**EXERCISE TASK:** Give back exactly the lines from the beginning of the listing below to the line holding "import math", both ends included; the pictures stay out.

**SUPPLIED MATERIAL:**
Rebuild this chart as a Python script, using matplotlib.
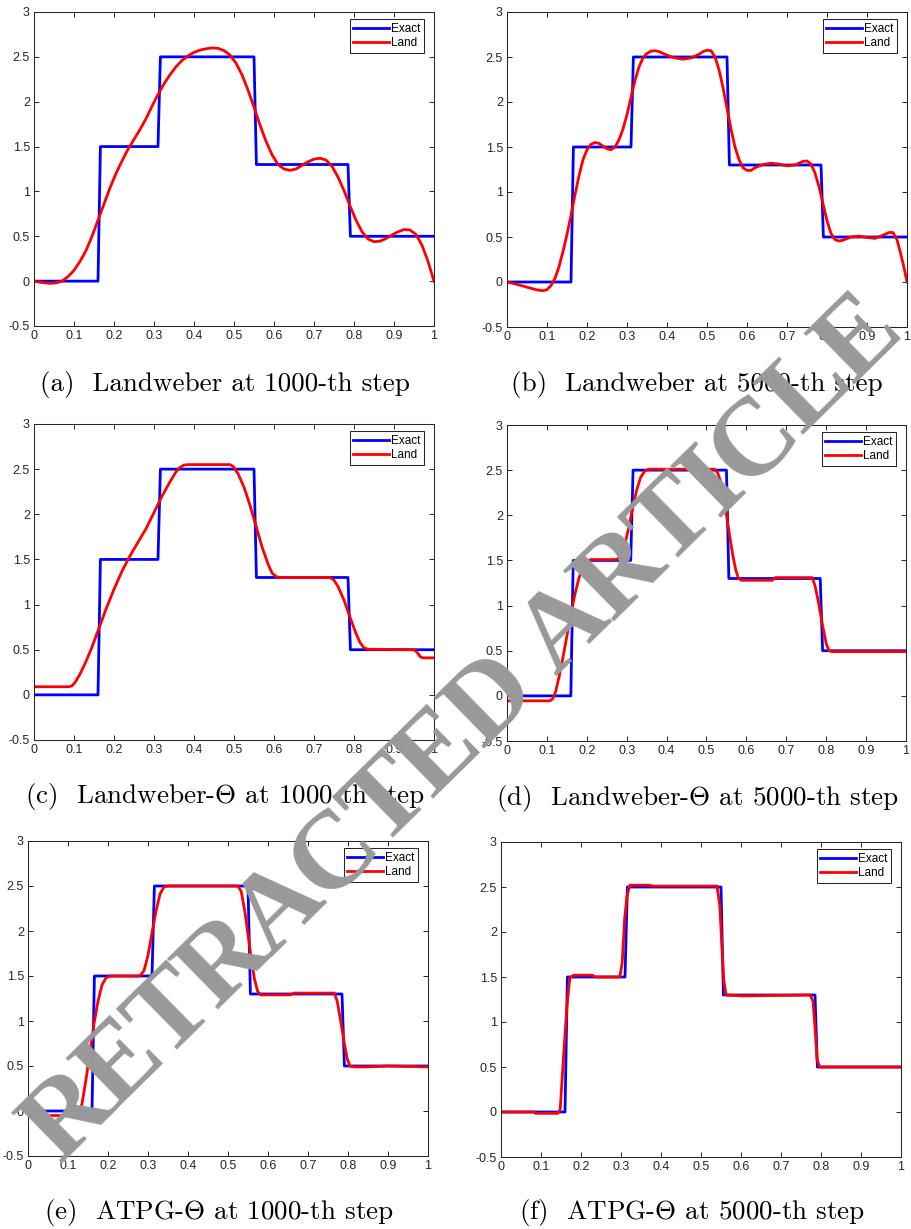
import matplotlib
matplotlib.use("Agg")
import matplotlib.pyplot as plt
from matplotlib.font_manager import FontProperties
import math

# ============================================================================
# DATA
# ============================================================================

# exact solution: piecewise constant
EXACT_JUMPS = [0.16, 0.31, 0.55, 0.785]
EXACT_LEVELS = [0.0, 1.5, 2.5, 1.3, 0.5]

# (a) Landweber at 1000-th step
land_a_x = [0.0, 0.02, 0.04, 0.055, 0.07, 0.085, 0.1, 0.115, 0.13, 0.145, 0.16,
            0.175, 0.19, 0.205, 0.22, 0.235, 0.25, 0.265, 0.28, 0.295, 0.31,
            0.325, 0.34, 0.355, 0.37, 0.385, 0.4, 0.415, 0.43, 0.445, 0.46,
            0.475, 0.49, 0.505, 0.52, 0.535, 0.55, 0.565, 0.58, 0.595, 0.61,
            0.625, 0.64, 0.655, 0.67, 0.685, 0.7, 0.715, 0.73, 0.745, 0.76,
            0.775, 0.79, 0.805, 0.82, 0.835, 0.85, 0.865, 0.88, 0.895, 0.91,
            0.925, 0.94, 0.955, 0.97, 0.985, 1.0]
land_a_y = [0.0, -0.015, -0.025, -0.02, 0.0, 0.05, 0.12, 0.22, 0.34, 0.5, 0.68,
            0.86, 1.04, 1.2, 1.34, 1.47, 1.58, 1.69, 1.81, 1.95, 2.08,
            2.2, 2.3, 2.39, 2.46, 2.51, 2.55, 2.575, 2.59, 2.6, 2.595,
            2.57, 2.52, 2.43, 2.3, 2.13, 1.94, 1.74, 1.56, 1.41, 1.3,
            1.25, 1.235, 1.25, 1.29, 1.33, 1.36, 1.37, 1.35, 1.28, 1.16,
            1.01, 0.84, 0.68, 0.55, 0.47, 0.44, 0.445, 0.475, 0.515, 0.55,
            0.575, 0.57, 0.52, 0.4, 0.22, 0.0]

# (b) Landweber at 5000-th step
land_b_x = [0.0, 0.02, 0.04, 0.06, 0.075, 0.09, 0.1, 0.11, 0.12, 0.13, 0.14,
            0.15, 0.16, 0.17, 0.18, 0.19, 0.2, 0.21, 0.22, 0.23, 0.24, 0.25,
            0.26, 0.27, 0.28, 0.29, 0.3, 0.31, 0.32, 0.33, 0.34, 0.35, 0.36,
            0.37, 0.38, 0.39, 0.4, 0.42, 0.44, 0.46, 0.48, 0.49, 0.5, 0.51,
            0.52, 0.53, 0.54, 0.55, 0.56, 0.57, 0.58, 0.59, 0.6, 0.61, 0.62,
            0.64, 0.66, 0.68, 0.7, 0.72, 0.74, 0.75, 0.76, 0.77, 0.78, 0.79,
            0.8, 0.81, 0.82, 0.83, 0.84, 0.86, 0.88, 0.9, 0.92, 0.94, 0.955,
            0.965, 0.975, 0.985, 0.993, 1.0]
land_b_y = [0.0, -0.02, -0.045, -0.07, -0.088, -0.097, -0.085, -0.04, 0.04, 0.17, 0.34,
            0.53, 0.74, 0.97, 1.18, 1.36, 1.47, 1.53, 1.55, 1.54, 1.51, 1.48,
            1.47, 1.5, 1.58, 1.7, 1.86, 2.05, 2.24, 2.39, 2.49, 2.54, 2.565,
            2.57, 2.56, 2.54, 2.52, 2.49, 2.475, 2.49, 2.53, 2.56, 2.575, 2.57,
            2.5, 2.36, 2.16, 1.93, 1.7, 1.5, 1.36, 1.27, 1.24, 1.24, 1.27,
            1.305, 1.32, 1.31, 1.29, 1.3, 1.34, 1.345, 1.31, 1.21, 1.06, 0.87,
            0.68, 0.54, 0.47, 0.455, 0.465, 0.5, 0.51, 0.495, 0.485, 0.52, 0.55,
            0.55, 0.47, 0.3, 0.15, 0.0]

# (c) Landweber-Theta at 1000-th step
land_c_x = [0.0, 0.088, 0.095, 0.103, 0.115, 0.13, 0.145, 0.16, 0.18, 0.2, 0.22,
            0.24, 0.26, 0.28, 0.3, 0.32, 0.34, 0.355, 0.365, 0.375, 0.385, 0.49,
            0.498, 0.51, 0.525, 0.54, 0.555, 0.57, 0.585, 0.595, 0.605, 0.615,
            0.74, 0.75, 0.76, 0.775, 0.79, 0.805, 0.815, 0.825, 0.835, 0.95,
            0.958, 0.966, 0.972, 1.0]
land_c_y = [0.09, 0.09, 0.1, 0.14, 0.23, 0.37, 0.53, 0.71, 0.95, 1.17, 1.37,
            1.54, 1.69, 1.84, 2.02, 2.2, 2.36, 2.47, 2.52, 2.545, 2.55, 2.55,
            2.53, 2.45, 2.3, 2.1, 1.87, 1.64, 1.45, 1.35, 1.31, 1.3,
            1.3, 1.27, 1.2, 1.05, 0.86, 0.68, 0.58, 0.52, 0.505, 0.5,
            0.47, 0.42, 0.41, 0.41]

# (d) Landweber-Theta at 5000-th step
land_d_x = [0.0, 0.108, 0.115, 0.122, 0.13, 0.14, 0.15, 0.16, 0.17, 0.18, 0.19,
            0.2, 0.21, 0.275, 0.285, 0.295, 0.305, 0.315, 0.325, 0.335, 0.345,
            0.355, 0.52, 0.528, 0.535, 0.545, 0.555, 0.565, 0.573, 0.58, 0.588,
            0.665, 0.672, 0.765, 0.772, 0.78, 0.79, 0.8, 0.807, 0.815, 1.0]
land_d_y = [-0.055, -0.055, -0.03, 0.05, 0.2, 0.42, 0.66, 0.9, 1.12, 1.3, 1.42,
            1.49, 1.51, 1.51, 1.55, 1.67, 1.86, 2.08, 2.28, 2.42, 2.49,
            2.51, 2.51, 2.47, 2.38, 2.15, 1.86, 1.58, 1.4, 1.3, 1.28,
            1.28, 1.31, 1.31, 1.22, 1.05, 0.8, 0.58, 0.5, 0.49, 0.49]

# (e) ATPG-Theta at 1000-th step
land_e_x = [0.0, 0.12, 0.128, 0.135, 0.145, 0.155, 0.165, 0.175, 0.185, 0.195,
            0.205, 0.28, 0.29, 0.3, 0.31, 0.32, 0.33, 0.34, 0.35, 0.525, 0.533,
            0.542, 0.55, 0.558, 0.566, 0.574, 0.582, 0.655, 0.665, 0.766, 0.773,
            0.781, 0.79, 0.798, 0.805, 0.815, 0.85, 0.9, 1.0]
land_e_y = [-0.05, -0.05, -0.02, 0.08, 0.35, 0.66, 0.97, 1.22, 1.4, 1.48,
            1.5, 1.5, 1.56, 1.73, 1.98, 2.22, 2.41, 2.49, 2.5, 2.5, 2.44,
            2.22, 1.96, 1.7, 1.47, 1.33, 1.29, 1.29, 1.31, 1.31, 1.22,
            1.02, 0.77, 0.58, 0.5, 0.49, 0.49, 0.5, 0.49]

# (f) ATPG-Theta at 5000-th step
land_f_x = [0.0, 0.082, 0.086, 0.142, 0.148, 0.157, 0.165, 0.172, 0.182, 0.228,
            0.236, 0.297, 0.303, 0.309, 0.315, 0.322, 0.373, 0.377, 0.54, 0.547,
            0.553, 0.557, 0.5625, 0.607, 0.773, 0.78, 0.786, 0.79, 0.797, 1.0]
land_f_y = [0.0, 0.0, -0.015, -0.015, 0.03, 0.66, 1.18, 1.49, 1.52, 1.52,
            1.50, 1.50, 1.66, 2.14, 2.40, 2.52, 2.52, 2.51, 2.51, 2.29,
            1.77, 1.47, 1.30, 1.29, 1.30, 1.23, 0.88, 0.58, 0.50, 0.50]

CAPTIONS = [
    r"(a)  Landweber at 1000-th step",
    r"(b)  Landweber at 5000-th step",
    r"(c)  Landweber-$\Theta$ at 1000-th step",
    r"(d)  Landweber-$\Theta$ at 5000-th step",
    r"(e)  ATPG-$\Theta$ at 1000-th step",
    r"(f)  ATPG-$\Theta$ at 5000-th step",
]
LAND_X = [land_a_x, land_b_x, land_c_x, land_d_x, land_e_x, land_f_x]
LAND_Y = [land_a_y, land_b_y, land_c_y, land_d_y, land_e_y, land_f_y]

X_TICKS = [0, 0.1, 0.2, 0.3, 0.4, 0.5, 0.6, 0.7, 0.8, 0.9, 1]
X_TICK_LABELS = ["0", "0.1", "0.2", "0.3", "0.4", "0.5", "0.6", "0.7", "0.8", "0.9", "1"]
Y_TICKS = [-0.5, 0, 0.5, 1, 1.5, 2, 2.5, 3]
Y_TICK_LABELS = ["-0.5", "0", "0.5", "1", "1.5", "2", "2.5", "3"]

WATERMARK = "RETRACTED ARTICLE"

# ============================================================================
# LAYOUT (pixel boxes: left, top, right, bottom; caption centre x, y)
# ============================================================================
W, H = 912, 1229
AX_BOXES = [
    (34, 12, 434, 326), (507, 12, 907, 327),
    (34, 424, 434, 740), (507, 425, 906, 741),
    (28, 841, 428, 1156), (501, 842, 901, 1157),
]
CAPTION_POS = [(225, 385), (697, 385), (225, 797), (698, 798), (219, 1212), (692, 1212)]

# watermark: first/last letter centres (pixels from top-left), font size
WM_FIRST = (62, 1110)
WM_LAST = (853, 333)
WM_SIZE = 80

DARK = "#262626"
plt.rcParams["mathtext.fontset"] = "cm"


def exact_curve():
    xs, ys = [0.0], [EXACT_LEVELS[0]]
    for j, jump in enumerate(EXACT_JUMPS):
        xs += [jump, jump + 0.006]
        ys += [EXACT_LEVELS[j], EXACT_LEVELS[j + 1]]
    xs.append(1.0)
    ys.append(EXACT_LEVELS[-1])
    return xs, ys


def draw_watermark(fig):
    """Diagonal stamp, one letter at a time along a straight baseline."""
    prop = FontProperties(family="Liberation Serif", weight="bold", size=WM_SIZE)
    renderer = fig.canvas.get_renderer()
    em = WM_SIZE * 100 / 72
    widths = []
    for ch in WATERMARK:
        if ch == " ":
            widths.append(0.25 * em)
        else:
            w, _, _ = renderer.get_text_width_height_descent(ch, prop, ismath=False)
            widths.append(w)
    x0, y0 = WM_FIRST[0], H - WM_FIRST[1]
    x1, y1 = WM_LAST[0], H - WM_LAST[1]
    dist = math.hypot(x1 - x0, y1 - y0)
    ang = math.atan2(y1 - y0, x1 - x0)
    ux, uy = math.cos(ang), math.sin(ang)
    px, py = -uy, ux
    k = dist / (sum(widths) - widths[0] / 2 - widths[-1] / 2)
    cap = 0.66 * em
    s = 0.0
    for i, ch in enumerate(WATERMARK):
        if i > 0:
            s += k * (widths[i - 1] + widths[i]) / 2
        if ch == " ":
            continue
        bx = x0 + s * ux - cap / 2 * px
        by = y0 + s * uy - cap / 2 * py
        fig.text(bx / W, by / H, ch, fontproperties=prop, color="#999999",
                 rotation=math.degrees(ang), rotation_mode="anchor",
                 ha="center", va="baseline", zorder=10)


fig = plt.figure(figsize=(W / 100, H / 100), dpi=100)
ex_x, ex_y = exact_curve()

for i, (l, t, r, b) in enumerate(AX_BOXES):
    ax = fig.add_axes([l / W, 1 - b / H, (r - l) / W, (b - t) / H])
    ax.plot(ex_x, ex_y, color="#0000ff", lw=2.0, label="Exact")
    ax.plot(LAND_X[i], LAND_Y[i], color="#ff0000", lw=2.0, label="Land",
            solid_joinstyle="round")
    ax.set_xlim(0, 1)
    ax.set_ylim(-0.5, 3)
    ax.set_xticks(X_TICKS)
    ax.set_xticklabels(X_TICK_LABELS)
    ax.set_yticks(Y_TICKS)
    ax.set_yticklabels(Y_TICK_LABELS)
    ax.tick_params(direction="in", top=True, right=True, length=3.5, width=0.7,
                   color=DARK, labelcolor=DARK, labelsize=9, pad=3)
    for lab in ax.get_xticklabels() + ax.get_yticklabels():
        lab.set_family("Liberation Sans")
    for s in ax.spines.values():
        s.set_color(DARK)
        s.set_linewidth(0.75)
    leg = ax.legend(loc="upper right", bbox_to_anchor=(0.975, 0.977),
                    borderaxespad=0, fancybox=False, framealpha=1,
                    edgecolor=DARK, handlelength=3.0, handletextpad=0.2,
                    borderpad=0.3, labelspacing=0.2,
                    prop={"family": "Liberation Sans", "size": 8.5})
    leg.get_frame().set_linewidth(0.75)

    cx, cy = CAPTION_POS[i]
    fig.text(cx / W, 1 - cy / H, CAPTIONS[i], ha="center", va="center",
             fontsize=19.5, family="cmr10")

draw_watermark(fig)

fig.savefig("out.png", dpi=100)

**ANSWER TO THIS TASK:**
Rebuild this chart as a Python script, using matplotlib.
import matplotlib
matplotlib.use("Agg")
import matplotlib.pyplot as plt
from matplotlib.font_manager import FontProperties
import math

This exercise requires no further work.